With that said, this verse is accurate because it cheats a bit on the specifics. Critics charge that it's so vague that it could also be used to describe a whole host of wartime atrocities during any of many wars that took place between Nostradamus' time in the 16th century and today ... or even the future.
No. 03 - . World War II/Hitler
The two greatest ones of Asia and of Africa,
From the Rhine and Lower Danube they will be said to have come,
Cries, tears at Malta and the Ligurian side.
From the depths of the West of Europe,
A young child will be born of poor people,
He who by his tongue will seduce a great troop;
His fame will increase towards the realm of the East.
These two verses may in fact describe World War II and Hitler ... or not.
Was the most notable bit about Hitler his impoverished upbringing?

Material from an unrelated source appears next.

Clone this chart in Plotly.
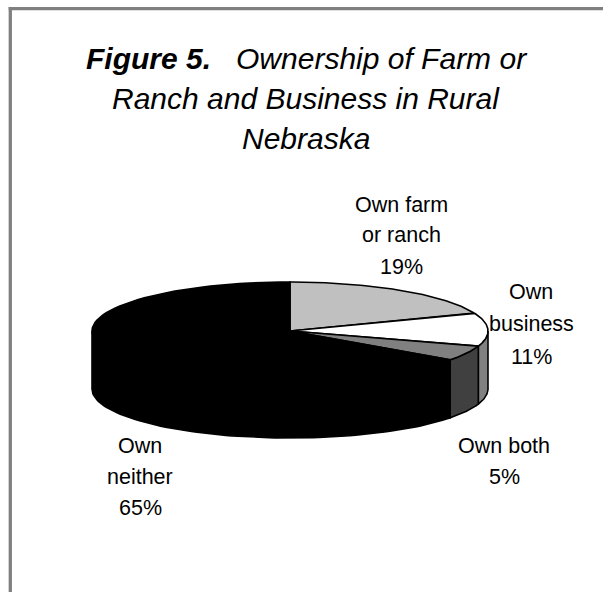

What about the genocidal, megalomaniacal tendencies? Don't those deserve something?
Much of the talk of Nostradamus' prophecy of Hitler may come from his use, in the original text, of the Latin word "Hister" to describe the Danube.
Trust us, he was talking about a river, not a dictator: no self-respecting prophet would make such an egregious spelling error.
Twin –Tower Attack
Earthshaking fire from the center of the Earth
Will cause tremors around the New City.
Two great rocks will war for a long time,
Then Arethusa will redden a new river.
Well, two great rocks could be two towers, right? But would you say those towers were warring?
If you read this verse before Sept. 11, you might assume it referred to an earthquake or volcanic eruption. Earthshaking fire, tremors, rocks warring (in other words, continental plates colliding), but who really knows.
Back when Nostradamus wrote those lines, skyscrapers like the Twin Towers, jumbo jets like the ones that hit them and cities like modern-day New York were probably unthinkable and unimaginable, so if he foresaw these events, would he have even known what he was seeing?
No. 01 - The End of the World
Remember when the world was going to end in 1994?
What about 1998?
The doomsayers always warn that Nostradamus said the world was going to end and he NEVER GOT ANYTHING WRONG.
These days, 2012's the trendiest day for end-of-world prophecies. Specifically, it's Dec. 21, 2012.
Believe it if you want. One thing is clear: Nostradamus himself wrote that his prophecies only went as far forward as the year 3797. Does that mean the world will end late in the 38th century? Only time will tell.